Platform - Outage
Incident Report for Autobooks
Postmortem

Summary:

On March 28th, 2021 from 2:38ET to 13:30ET Autobooks experienced an outage with our primary cloud service provider that resulted in error pages and/or request timeouts for all customers interacting with the Autobooks platform.

Details:

Autobooks utilizes many premier cloud partners as part of providing our SaaS platform, including Microsoft Azure.  Microsoft Azure is used to securely host the Autobooks platform in redundant datacenters across separate geographic regions to ensure the platform is available in the event of any sort of internet outage affecting a significant portion of the internet.

At 2:05ET on March 28th our team began to perform scheduled maintenance as part of routinely testing the BC/DR (business continuity / disaster recovery) capabilities of the Autobooks cloud platform.  Many of these capabilities are exercised as part of our standard bi-weekly software deployment cycle, but we routinely like to exercise the entirety of these capabilities in a controlled environment as part of standard operating procedure.

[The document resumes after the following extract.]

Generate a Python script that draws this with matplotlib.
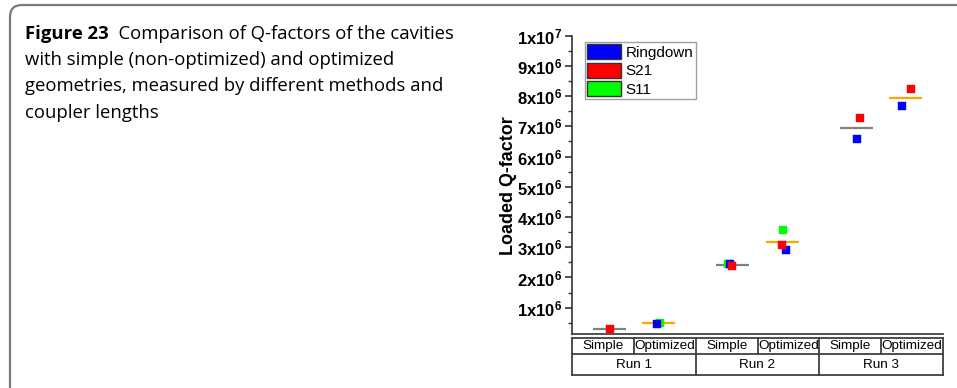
import numpy as np
import matplotlib
matplotlib.use("Agg")
import matplotlib.pyplot as plt
from matplotlib.patches import Patch, PathPatch
from matplotlib.path import Path
import matplotlib.transforms as mtransforms

plt.rcParams['font.family'] = ['Liberation Sans', 'DejaVu Sans']
plt.rcParams['mathtext.fontset'] = 'custom'
plt.rcParams['mathtext.rm'] = 'Liberation Sans'
plt.rcParams['mathtext.bf'] = 'Liberation Sans:bold'

# ---------------- data ----------------
runs = ["Run 1", "Run 2", "Run 3"]
geometries = ["Simple", "Optimized"]
series_names = ["Ringdown", "S21", "S11"]
# values in order: R1 Simple, R1 Opt, R2 Simple, R2 Opt, R3 Simple, R3 Opt
ringdown = [np.nan, 0.46e6, 2.44e6, 2.92e6, 6.57e6, 7.66e6]
s21 = [0.28e6, np.nan, 2.37e6, 3.07e6, 7.29e6, 8.23e6]
s11 = [np.nan, 0.51e6, 2.44e6, 3.58e6, np.nan, np.nan]
ytick_vals = [1e6, 2e6, 3e6, 4e6, 5e6, 6e6, 7e6, 8e6, 9e6, 1e7]
ytick_labels = [r'$\mathbf{1x10^{6}}$', r'$\mathbf{2x10^{6}}$', r'$\mathbf{3x10^{6}}$',
                r'$\mathbf{4x10^{6}}$', r'$\mathbf{5x10^{6}}$', r'$\mathbf{6x10^{6}}$',
                r'$\mathbf{7x10^{6}}$', r'$\mathbf{8x10^{6}}$', r'$\mathbf{9x10^{6}}$',
                r'$\mathbf{1x10^{7}}$']
y_label = "Loaded Q-factor"
caption_bold = "Figure 23"
caption_rest = ("  Comparison of Q-factors of the cavities",
                "with simple (non-optimized) and optimized",
                "geometries, measured by different methods and",
                "coupler lengths")

# ---------------- layout / style ----------------
colors = {"Ringdown": "#0000ff", "S21": "#ff0000", "S11": "#00ff00"}
jitter = {"Ringdown": [0, -0.03, -0.05, 0.06, 0.01, -0.07],
          "S21": [0.01, 0, -0.01, -0.01, 0.05, 0.08],
          "S11": [0, 0.02, -0.08, 0.02, 0, 0]}
mean_colors = ["#808080", "#ffa500"]

W, H = 957, 388
fig = plt.figure(figsize=(W / 100, H / 100), dpi=100)

# overlay in pixel coords for the panel border
ov = fig.add_axes([0, 0, 1, 1], zorder=-1)
ov.set_xlim(0, W)
ov.set_ylim(H, 0)
ov.axis('off')
r = 12
verts = [(10, H + 20), (10, 5 + r), (10, 5), (10 + r, 5), (W + 20, 5)]
codes = [Path.MOVETO, Path.LINETO, Path.CURVE3, Path.CURVE3, Path.LINETO]
ov.add_patch(PathPatch(Path(verts, codes), fill=False, edgecolor="#7a7a7a", lw=1.6))

# caption
cap_font = 'Open Sans'
line_y = [39, 65.2, 91.4, 117.7]
fs_cap = 13.3
t = fig.text(25 / W, 1 - line_y[0] / H, caption_bold, fontsize=fs_cap, fontweight='bold',
             family=cap_font, va='baseline', ha='left')
fig.canvas.draw()
bb = t.get_window_extent()
fig.text(bb.x1 / W, 1 - line_y[0] / H, caption_rest[0], fontsize=fs_cap, family=cap_font,
         va='baseline', ha='left')
for i in range(1, 4):
    fig.text(25 / W, 1 - line_y[i] / H, caption_rest[i], fontsize=fs_cap, family=cap_font,
             va='baseline', ha='left')

# axes
ax_left, ax_right, ax_top, ax_bot = 572, 943, 35.7, 334.3
ax = fig.add_axes([ax_left / W, (H - ax_bot) / H, (ax_right - ax_left) / W, (ax_bot - ax_top) / H])
ax.set_xlim(0, 6)
ax.set_ylim(0.12e6, 1e7)

n_cat = len(runs) * len(geometries)
run_centers = np.arange(len(runs)) * 2 + 1.0
positions = []
for rc in run_centers:
    positions += [rc - 0.4, rc + 0.4]
positions = np.array(positions)

data = {"Ringdown": np.array(ringdown), "S21": np.array(s21), "S11": np.array(s11)}

# mean lines
allv = np.vstack([data[s] for s in series_names])
means = np.nanmean(allv, axis=0)
for i in range(n_cat):
    ax.plot([positions[i] - 0.267, positions[i] + 0.267], [means[i], means[i]],
            color=mean_colors[i % 2], lw=1.6, zorder=2, solid_capstyle='butt')

for s in ["S11", "Ringdown", "S21"]:
    ax.scatter(positions + np.array(jitter[s]), data[s], marker='s', s=32,
               color=colors[s], edgecolors=colors[s], linewidths=0.3, zorder=3)

ax.spines['top'].set_visible(False)
ax.spines['right'].set_visible(False)
ax.spines['left'].set_color('#333333')
ax.spines['bottom'].set_color('#333333')
ax.spines['left'].set_linewidth(1.2)
ax.spines['bottom'].set_linewidth(1.2)
ax.set_xticks([])
ax.set_yticks(ytick_vals)
ax.set_yticklabels(ytick_labels, fontsize=12)
ax.set_yticks(np.arange(0.5e6, 1e7, 1e6), minor=True)
ax.tick_params(axis='y', which='major', direction='out', length=5, width=1.2, color='#333333', pad=2)
ax.tick_params(axis='y', which='minor', direction='out', length=3, width=1.0, color='#333333')
ax.set_ylabel(y_label, fontsize=12.9, fontweight='bold')
h = ax_bot - ax_top
ax.yaxis.set_label_coords((517 - ax_left) / (ax_right - ax_left),
                          0.5 - (186 - (ax_top + ax_bot) / 2) / h)

# table below axis
trans = mtransforms.blended_transform_factory(ax.transData, ax.transAxes)
def yax(py):
    return -(py - ax_bot) / h
y_top, y_mid, y_bot = yax(337.7), yax(354.3), yax(375)
lc = '#404040'
lw = 1.3
for yy in [y_top, y_mid, y_bot]:
    ax.plot([0, 6], [yy, yy], color=lc, lw=lw, transform=trans, clip_on=False)
for xx in [0, 2, 4, 6]:
    ax.plot([xx, xx], [y_top, y_bot], color=lc, lw=lw, transform=trans, clip_on=False)
for xx in [1, 3, 5]:
    ax.plot([xx, xx], [y_top, y_mid], color=lc, lw=lw, transform=trans, clip_on=False)
for i in range(n_cat):
    ax.text(i + 0.5, (y_top + y_mid) / 2, geometries[i % 2], transform=trans,
            ha='center', va='center', fontsize=9.7)
for j, rn in enumerate(runs):
    ax.text(run_centers[j], (y_mid + y_bot) / 2, rn, transform=trans,
            ha='center', va='center', fontsize=9.7)

# legend
handles = [Patch(facecolor=colors[s], edgecolor='#333333', linewidth=1.0, label=s) for s in series_names]
leg = ax.legend(handles=handles, loc='upper left',
                bbox_to_anchor=((585 - ax_left) / (ax_right - ax_left), 1 - (42 - ax_top) / h),
                borderaxespad=0, fontsize=11, handlelength=2.2, handleheight=1.1,
                labelspacing=0.2, handletextpad=0.3, borderpad=0.15, fancybox=False,
                frameon=True, edgecolor='#888888')
leg.get_frame().set_linewidth(1.0)

fig.savefig("out.png", dpi=100)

At 2:08ET, our team verified that the cross-region database failover that was being tested as part of this exercise finished as planned.  The team then spent the next thirty minutes evaluating logs and monitoring services to ensure everything worked as expected.  Once verified successfully, our team initiated a failover to return the platform back to its pre-test configuration.

At 2:38ET, our team determined that the cross-region database failover back to its original configuration was stuck in an undesirable state, leaving both the primary and secondary instances read-only.  This read-only scenario is initiated to ensure the integrity of the underlying data, but ultimately leaves the Autobooks platform in a similarly read-only or otherwise unusable state.  At this point our team engaged Microsoft support directly for assistance in remediating the issue.

From 2:38ET to 13:30ET, our team worked closely with the Microsoft support team to identify the root cause of this unexpected failure state, which was ultimately related to underlying security certificates that Microsoft uses as part of geographic failover to ensure the privacy and integrity of the underlying data.  These certificates were in an inconsistent state due to unrelated maintenance that Microsoft was doing as part of their own standard security certificate rotation procedures. Unfortunately, this root cause was specific to the underlying Microsoft Azure infrastructure in a way that was invisible to the Autobooks team and was not obvious to the Microsoft support team at that time which led to the longer than acceptable issue duration.

Since that time, we’ve worked with Microsoft to better understand what caused the issue, and what we can jointly do to ensure it doesn’t happen again.  Microsoft is working to improve this certificate rotation process to prevent similar issues going forward.  The failover to the secondary region and subsequent failover back in short order is what triggered the issue on the Microsoft side, so in the interim we’ll avoid that scenario as part of our testing.

We apologize for any inconvenience this may have caused. Your business is very important to us, and we strive to provide you with exceptional service.

Posted Apr 06, 2021 - 16:05 EDT

Resolved
This incident has now been resolved. Our teams have completed monitoring and we have confirmation from our Cloud Provider, Microsoft Azure, that all systems have been fully restored.
Posted Mar 28, 2021 - 14:55 EDT
Update
We are continuing to monitor for any further issues.
Posted Mar 28, 2021 - 13:58 EDT
Monitoring
The incident has been resolved with our cloud provider, Microsoft. We will continue to actively monitor the incident.
Posted Mar 28, 2021 - 13:40 EDT
Identified
During routine failover testing, we identified an issue in which we have engaged our cloud provider, Microsoft. We have an open severity A request with our provider in which we are actively working to resolve.
Posted Mar 28, 2021 - 12:41 EDT
Update
We are continuing to investigate this issue and will provide further updates as they become available.
Posted Mar 28, 2021 - 10:30 EDT
Update
We are continuing to investigate this issue and will provide updates as they become available.
Posted Mar 28, 2021 - 07:44 EDT
Update
We are continuing to investigate this issue.
Posted Mar 28, 2021 - 05:31 EDT
Update
We are continuing to investigate this issue.
Posted Mar 28, 2021 - 03:49 EDT
Investigating
We are currently investigating an issue which affects the Autobook's platform. We are working to resolve the issue as quickly as possible, and we apologize for any disruption this may cause.
Posted Mar 28, 2021 - 03:13 EDT
This incident affected: Autobooks Platform (Web App).